Comparisons : Car Rental Vs. Leases
Rental: You might get a new car, you might get something that’s been mightily abused by countless tourists before you.
Lease: You’re getting a spanking new, straight off the truck, still bits of plastic sticking out of the side mirror swivels, smells like plastic and carpet shampoo, buffed to a high shine automobile. The odometer might read, at most, “000004.”
Rental: You can rent an “Economy” or a “Mid-Sized” model and they’ll guarantee you only “an Opel Astra, or similar” meaning you don’t know what the heck you’re going to get.
Lease: You’re buying the car, so you get the exact make and model you ask for.
Rental: Local taxes, which hover around 19% or more, are often not included in the rate quoted you-you won’t find out until you return the car and they hand you a bill.
Lease: You’re not renting, you’re buying, and since you’re a non EU-citizen (and therefore VAT-exempt) and purchasing something that is, trust me, worth far more than the roughly $250 minimum needed in each country to get over the tax-free barrier, there are no taxes.
Rental: To write an additional driver into the rental agreement (say, your spouse) costs about $5 per day.
Lease: Usually, spouses and direct descendents (assuming they’re over 18) can drive the car and are fully covered by the insurance.
Rental: With the bigger agencies, pick-up and drop-off is available in a pretty wide selection of cities and even small towns. However, it costs more to pick up at the airport, and if you want open-ended plans, they’ll often charge you a “one-way fee” for dropping off in a different location from where you picked up (in our rental example above, Rome to Paris, this fee is a whopping $285 at Avis or National, and a frankly ridiculous $500 at Hertz).
Lease: The network of places you can pick up or drop off is more limited (roughly 36 locations across Western Europe, with half in France). However, there’s no extra charge for dropping off in a different location from where you picked up-though any pick up or drop-off made outside France usually tacks on $50 to $175-and, unlike with rentals, airport pick-ups are (usually) no more expensive than downtown.

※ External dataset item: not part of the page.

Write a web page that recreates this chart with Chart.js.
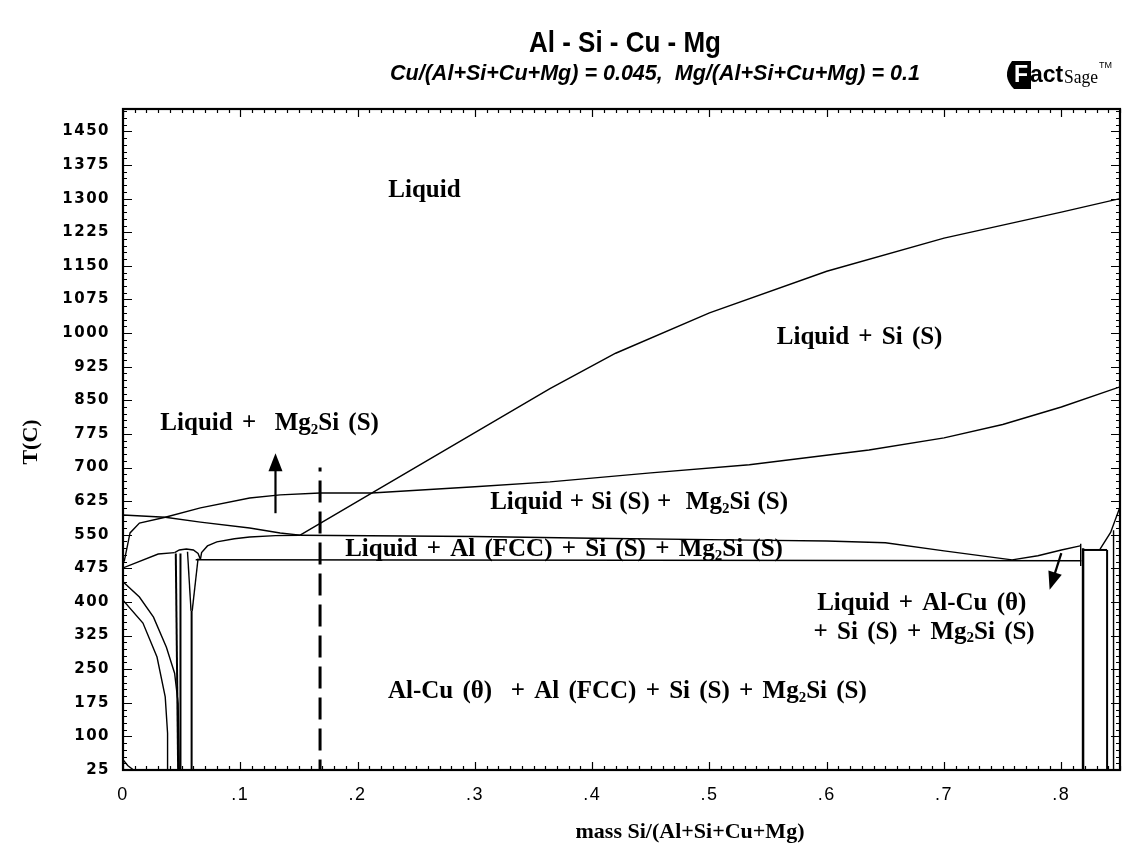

Rental: Unlimited mileage (usually).
Lease: Unlimited mileage (always).
Rental:Many grumpy rental firms won’t trust younger explorers with their wheels; most set a minimum age limit at anywhere from 23 to 25.
Lease: It’s available to anyone over 18.
Rental: Unless your credit card covers it (and even if it does, in Italy or Spain) you are charged around $10 a day extra for the CDW (Collision Damage Waver), and many also charge you for a LDW (Loss Damage Waiver) and TLW (Theft Loss Waiver).
Lease: You get a full insurance package of the kind you enjoy at home, covering everything from property damage to injuries, both to you and the other drivers.
Rental:Read the fine print on the agreement: there’s usually a deductible on the insurance scheme. Fender bender on the autobahn? Side-swiped by a double-parking Fiat? Window smashed in by thieves? A rental agency will break the news that, despite your insurance, that CDW, and the theft insurance they made you buy, you still have to pay a sizeable deductible (which can be anywhere from $500 to $1,000 or more) before it kicks in. Some rental agencies now offer a “Super CDW” that waives the deductible, but it costs a few more bucks per day.
Lease: The insurance is deductible-free. The situations described above, while I sincerely hope you can avoid them, aren’t at all unusual. I’ve been rear-ended on a European highway during a traffic jam by some idiot too busy talking on his cell phone to pay attention (joke’s on him and his $60,000 Mercedes), had the passenger side of my parked car nearly sheared away in Sicily whilst I was in a museum, and had my rear window reduced to sparking bits of glass all over the back seat on my very last night in Rome (since I’d lugged my luggage up to my hotel room and even taken the radio faceplate with me, the frustrated thieves didn’t get a thing). All three were leased cars. Each time, I’ve turned the car back in to the guy at the airport with a sheepish smile, a shrug, a “Sorry!,” and, most importantly, without having to crack open my wallet.